Another local cause which was added during 1976 was the Finder Centre. The approach by the Pigs to this establishment typified this sense of responsibility, which is considered axiomatic when distributing money raised from the general public for charitable purposes. It was not until after an independent expert had examined the Centre's accounts that it was agreed to assist. Once the decision had been made, much was done. By the end of that year, the Pigs had contributed £1,200 for a new minibus and had paid for half a cine projector for Tichborne Down - examples of self-help being sought; had held another 'Sows' night; had erected more Christmas decorations; had appeared in several places as Santa Claus and had added Makins Court Old Peoples' Home to the list of beneficiaries.

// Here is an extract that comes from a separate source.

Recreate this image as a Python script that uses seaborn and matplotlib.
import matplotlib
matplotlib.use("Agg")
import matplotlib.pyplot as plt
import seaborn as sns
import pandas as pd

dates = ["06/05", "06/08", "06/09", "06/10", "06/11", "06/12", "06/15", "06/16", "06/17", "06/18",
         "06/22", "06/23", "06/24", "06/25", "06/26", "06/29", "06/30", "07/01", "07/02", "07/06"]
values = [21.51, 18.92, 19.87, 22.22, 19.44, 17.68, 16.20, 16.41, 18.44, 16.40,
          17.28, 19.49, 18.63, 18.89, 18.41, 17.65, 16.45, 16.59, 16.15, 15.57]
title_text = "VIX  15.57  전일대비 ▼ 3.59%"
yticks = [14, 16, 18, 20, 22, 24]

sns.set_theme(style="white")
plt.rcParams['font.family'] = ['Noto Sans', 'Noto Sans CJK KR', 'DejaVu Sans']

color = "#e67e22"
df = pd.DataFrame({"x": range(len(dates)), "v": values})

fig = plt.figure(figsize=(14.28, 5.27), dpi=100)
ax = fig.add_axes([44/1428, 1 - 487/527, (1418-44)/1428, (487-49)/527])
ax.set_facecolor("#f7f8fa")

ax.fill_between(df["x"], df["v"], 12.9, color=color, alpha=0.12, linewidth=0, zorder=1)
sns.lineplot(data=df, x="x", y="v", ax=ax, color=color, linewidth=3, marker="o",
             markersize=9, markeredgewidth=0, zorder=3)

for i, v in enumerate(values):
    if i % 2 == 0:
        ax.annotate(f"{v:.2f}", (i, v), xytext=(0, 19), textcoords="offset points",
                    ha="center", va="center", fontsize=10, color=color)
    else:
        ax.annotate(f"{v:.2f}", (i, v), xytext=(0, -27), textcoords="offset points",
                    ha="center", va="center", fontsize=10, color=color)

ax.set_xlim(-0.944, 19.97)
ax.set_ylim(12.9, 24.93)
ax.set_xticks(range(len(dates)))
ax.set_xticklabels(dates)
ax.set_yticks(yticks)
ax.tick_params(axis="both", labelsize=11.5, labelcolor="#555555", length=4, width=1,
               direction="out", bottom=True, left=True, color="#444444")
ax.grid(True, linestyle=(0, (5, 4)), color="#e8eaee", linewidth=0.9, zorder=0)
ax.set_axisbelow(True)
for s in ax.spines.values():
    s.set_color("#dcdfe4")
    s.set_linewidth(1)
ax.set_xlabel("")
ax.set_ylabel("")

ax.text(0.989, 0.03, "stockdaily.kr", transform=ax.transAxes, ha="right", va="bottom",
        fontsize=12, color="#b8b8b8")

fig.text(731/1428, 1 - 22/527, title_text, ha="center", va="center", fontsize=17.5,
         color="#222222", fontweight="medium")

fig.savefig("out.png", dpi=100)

Significantly, a major discussion took place on future policy and organisation, in the light of two full years of work. From this evolved a code for members of the Pigs. This remains and, although the total amount raised for charity is several thousands of pounds, the spirit of the very first meeting is still the quintessence of the organisation. Membership is by invitation only and those who belong are expected to make a genuine and thorough-going commitment to their responsibilities. The results of their endeavours are sometimes seen, sometimes not: seats around the town; contributions to the Jubilee Memorial Gardens and the doctors' E.C.G. machine; a lift for the swimming pool at the Pinder Centre; acknowledgements for help towards the purchase of two mini-buses; annual events such as the barn dance and tug-of-war; bowling for a pig- in-a-tin at the Alresford Show and the N.C.H. fete; a freezer and carpet for Makins Court; holidays for senior citizens and many other instances of help for families and individuals in need.
With some 25 members involved, Alresford has a truly unique organisation which will not extend beyond the immediate area and will not grow in number. The town also has that which any community needs - a socially- conscious group which can respond quietly, quickly and efficiently when called upon.